On the influence of physical parameters on the properties of the electric double layer modelled by soft potentials. A Monte Carlo study

Abstract

Grand canonical Monte Carlo results are reported for an electric double layer formed by a planar electrode and spherical ions. The non-electrostatic interactions are the soft interactions approximated by the Lennard-Jones (LJ) potential. In particular, the ion-ion interactions are described by the 12-6 LJ potential, while the ion-electrode interactions are given by the 9-3 potential. The ion charge is located at the centre of a sphere. Ions are immersed in a continuous dielectric medium whose relative permittivity is equal to that of a solvent. The results of simulations for a 1:1 electrolyte and the same ion diameters show that the singlet distribution function of counter-ions has a single high maximum, while that of co-ions has two small maxima. The maxima of counter- and co-ions increase with increasing ion-ion or ion-electrode soft interactions, with decreasing temperature or electrolyte concentration. Analogous changes in the soft interactions, temperature and electrolyte concentration lead to formation at some distance from the negatively charged electrode surface of a negative minimum of the integrated charge, which indicates the overscreening or charge reversion effect.
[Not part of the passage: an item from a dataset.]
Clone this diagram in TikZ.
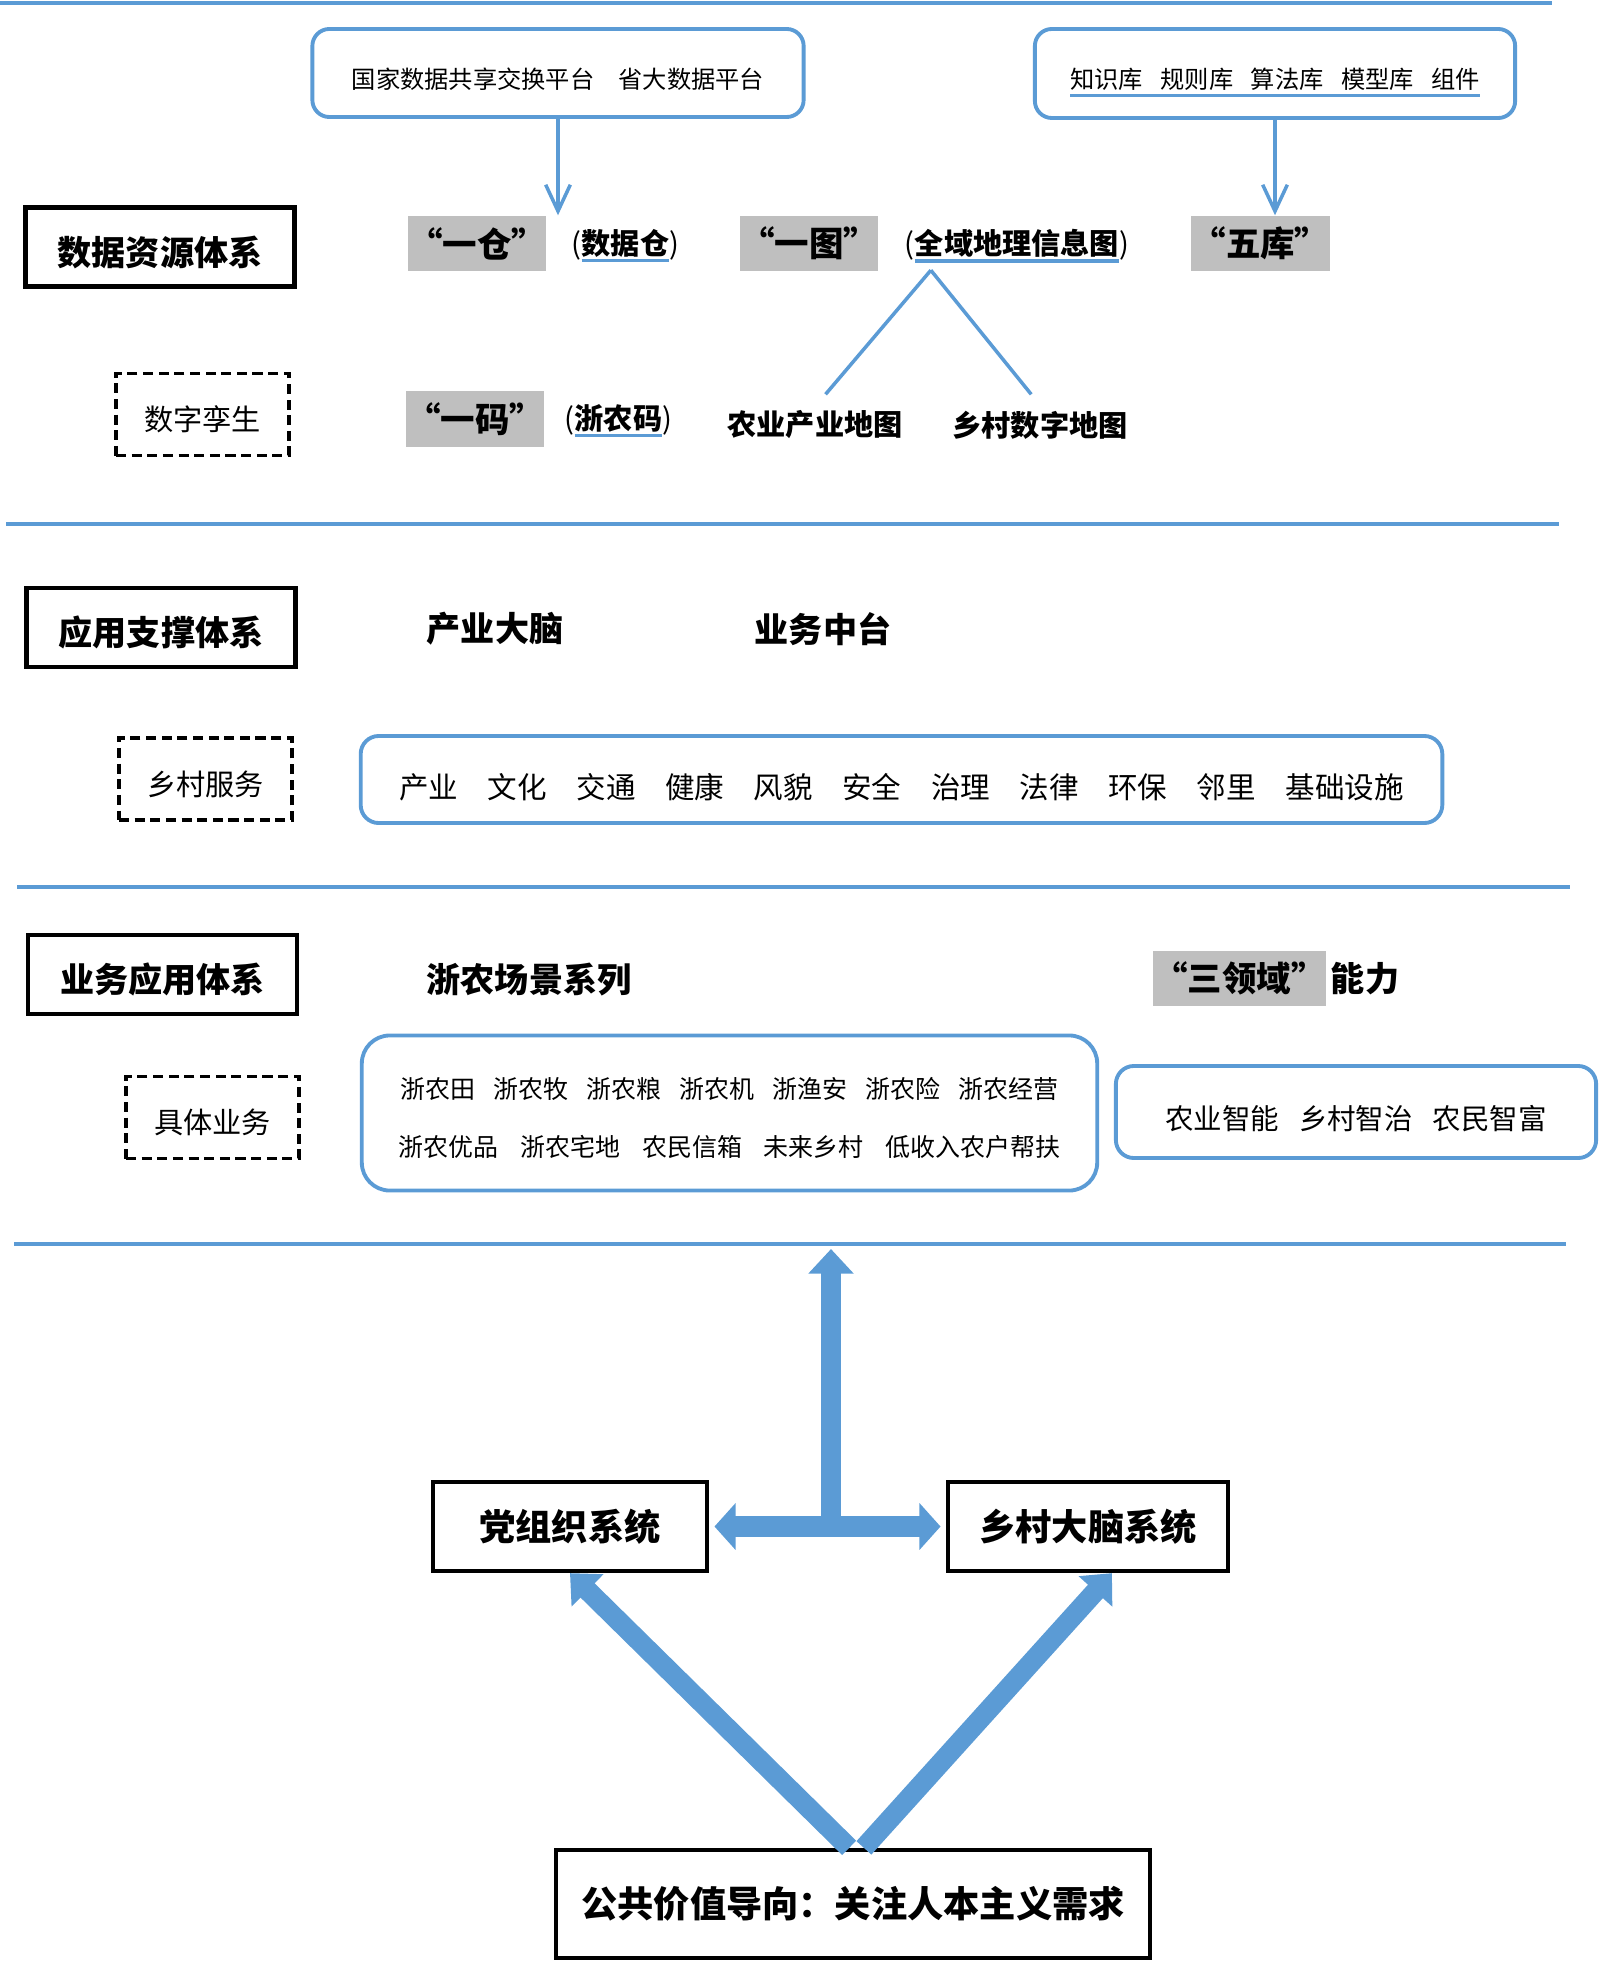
\documentclass[tikz,border=0pt]{standalone}
\usepackage{fontspec}
\setmainfont{Noto Sans CJK SC}
\usetikzlibrary{arrows.meta}

\definecolor{lineblue}{HTML}{5B9BD5}
\definecolor{tagray}{HTML}{BFBFBF}

\newsavebox{\ulbox}
\newcommand{\blueul}[1]{\sbox{\ulbox}{#1}\rlap{\textcolor{lineblue}{\rule[-2.2pt]{\wd\ulbox}{0.9pt}}}\usebox{\ulbox}}

\begin{document}
\begin{tikzpicture}[x=0.01cm, y=-0.01cm]
    \useasboundingbox (0,0) rectangle (1600,1970);
    \begin{scope}[sepline/.style={draw=lineblue, line width=1.2pt},
        srcbox/.style={draw=lineblue, line width=1.1pt, rounded corners=0.17cm, text height=9.5pt, text depth=0.7pt, font=\fontsize{6.9pt}{8pt}\selectfont},
        itembox/.style={draw=lineblue, line width=1.1pt, rounded corners=0.18cm},
        tag/.style={fill=tagray, inner sep=0pt, minimum height=0.55cm, font=\bfseries\fontsize{9.8pt}{11pt}\selectfont},
        note/.style={inner sep=2pt, font=\bfseries\fontsize{8.3pt}{10pt}\selectfont},
        head/.style={font=\bfseries\fontsize{9.7pt}{11pt}\selectfont},
        catbox/.style={draw, line width=1.2pt, minimum width=2.69cm, minimum height=0.79cm, text height=11.25pt, text depth=1pt, font=\bfseries\fontsize{9.7pt}{11pt}\selectfont},
        subbox/.style={draw, line width=1.1pt, dash pattern=on 2.85pt off 1.6pt, minimum width=1.73cm, minimum height=0.82cm, text height=10pt, text depth=0.8pt, font=\fontsize{8.3pt}{10pt}\selectfont},
        sysbox/.style={draw, line width=1.2pt, font=\bfseries\fontsize{10.3pt}{12pt}\selectfont},
        thinarrow/.style={draw=lineblue, line width=1pt, -{Straight Barb[length=7.5pt,width=7pt]}},
        branch/.style={draw=lineblue, line width=1pt},
        bigarrow/.style={draw=lineblue, line width=5.7pt, -{Triangle[width=12.5pt,length=7pt]}}]
        \draw[sepline] (0,3) -- (1552,3);
        \draw[sepline] (6,524) -- (1559,524);
        \draw[sepline] (17,887) -- (1570,887);
        \draw[sepline] (14,1244) -- (1566,1244);

        \node[srcbox, minimum width=4.91cm, minimum height=0.88cm] (src1) at (558,73) {国家数据共享交换平台\quad 省大数据平台};
        \node[srcbox, minimum width=4.80cm, minimum height=0.89cm] (src2) at (1275,73.5) {\blueul{知识库\hspace{0.72em}规则库\hspace{0.72em}算法库\hspace{0.72em}模型库\hspace{0.72em}组件}};
        \node[catbox] (sjzy) at (160,247) {数据资源体系};
        \node[tag, minimum width=1.38cm] (cang) at (477,243.5) {“一仓”};
        \node[note] (shujucang) at (625.5,246) {\textmd{(}\blueul{数据仓}\textmd{)}};
        \node[tag, minimum width=1.38cm] (tu) at (809,243.5) {“一图”};
        \node[note] (quanyu) at (1017,246) {\textmd{(}\blueul{全域地理信息图}\textmd{)}};
        \node[tag, minimum width=1.39cm] (wuku) at (1260.5,243.5) {“五库”};
        \draw[thinarrow] (src1.south) -- (src1.south |- cang.north);
        \draw[thinarrow] (src2.south) -- (src2.south |- wuku.north);

        \node[subbox] (szls) at (202.5,414.5) {数字孪生};
        \node[tag, minimum width=1.34cm] (ma) at (475,419) {“一码”};
        \node[note] (zhenongma) at (618.5,421) {\textmd{(}\blueul{浙农码}\textmd{)}};
        \node[note] (nycy) at (815,425) {农业产业地图};
        \node[note] (xcsz) at (1040,425) {乡村数字地图};
        \coordinate (apex) at ([xshift=-24.5pt]quanyu.south);
        \draw[branch] (apex) -- ([xshift=3pt,yshift=2.5pt]nycy.north);
        \draw[branch] (apex) -- ([xshift=-2.5pt,yshift=2.5pt]xcsz.north);

        \node[catbox] (yyzc) at (161,627.5) {应用支撑体系};
        \node[head] (cydn) at (495,629) {产业大脑};
        \node[head] (ywzt) at (823,629) {业务中台};
        \node[subbox] (xcfw) at (205.5,779) {乡村服务};
        \node[itembox, minimum width=10.81cm, minimum height=0.87cm, text height=11.4pt, text depth=0.8pt, font=\fontsize{8.4pt}{10pt}\selectfont] (fuwu) at (901.5,779.5) {产业\quad 文化\quad 交通\quad 健康\quad 风貌\quad 安全\quad 治理\quad 法律\quad 环保\quad 邻里\quad 基础设施};

        \node[catbox] (ywyy) at (162.5,974.5) {业务应用体系};
        \node[head] (cjxl) at (529,980) {浙农场景系列};
        \node[tag, minimum width=1.73cm] (sanly) at (1239.5,978.5) {“三领域”};
        \node[head, anchor=west, inner sep=1pt] (nengli) at (sanly.east) {能力};
        \node[subbox] (jtyw) at (212.5,1117.5) {具体业务};
        \node[itembox, rounded corners=0.28cm, minimum width=7.35cm, minimum height=1.55cm, align=center, font=\fontsize{7.1pt}{16.5pt}\selectfont] (changjing) at (729.5,1113) {\rule{0pt}{1.28em}浙农田\hspace{0.72em}浙农牧\hspace{0.72em}浙农粮\hspace{0.72em}浙农机\hspace{0.72em}浙渔安\hspace{0.72em}浙农险\hspace{0.72em}浙农经营\\ 浙农优品\hspace{0.88em}浙农宅地\hspace{0.88em}农民信箱\hspace{0.88em}未来乡村\hspace{0.88em}低收入农户帮扶};
        \node[itembox, minimum width=4.8cm, minimum height=0.92cm, text height=10.5pt, text depth=0.8pt, font=\fontsize{8.1pt}{10pt}\selectfont] (nengbox) at (1356,1112) {农业智能\hspace{0.7em}乡村智治\hspace{0.7em}农民智富};

        \node[sysbox, minimum width=2.74cm, minimum height=0.89cm] (dzz) at (570,1526.5) {党组织系统};
        \node[sysbox, minimum width=2.80cm, minimum height=0.89cm] (xcdn) at (1088,1526.5) {乡村大脑系统};
        \node[sysbox, minimum width=5.94cm, minimum height=1.08cm] (ggjz) at (853,1904) {公共价值导向：关注人本主义需求};
        \coordinate (hub) at (831,1528);
        \coordinate (uptip) at (831,1249);
        \draw[bigarrow, {Triangle[width=13pt,length=6pt]}-{Triangle[width=13pt,length=6pt]}, line width=6.2pt, shorten <=1.5pt, shorten >=1.5pt] (dzz.east) -- (xcdn.west);
        \draw[bigarrow] (hub) -- (uptip);
        \draw[bigarrow] ([xshift=-1.1pt]ggjz.north) -- (dzz.south);
        \draw[bigarrow] ([xshift=3.1pt]ggjz.north) -- ([xshift=6.8pt]xcdn.south);
    \end{scope}
\end{tikzpicture}
\end{document}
They also transform the shape of differential capacitance curve from that having a maximum (bell-like shape) at the point of zero charge to that showing a minimum surrounded by maxima (camel-like shape). Difference in ion charges or in ion diameters introduce asymmetry in the shape of differential capacitance curves. Increase in a counter-ion charge (the absolute value) or decrease in their diameters elevate the electric double layer capacitance.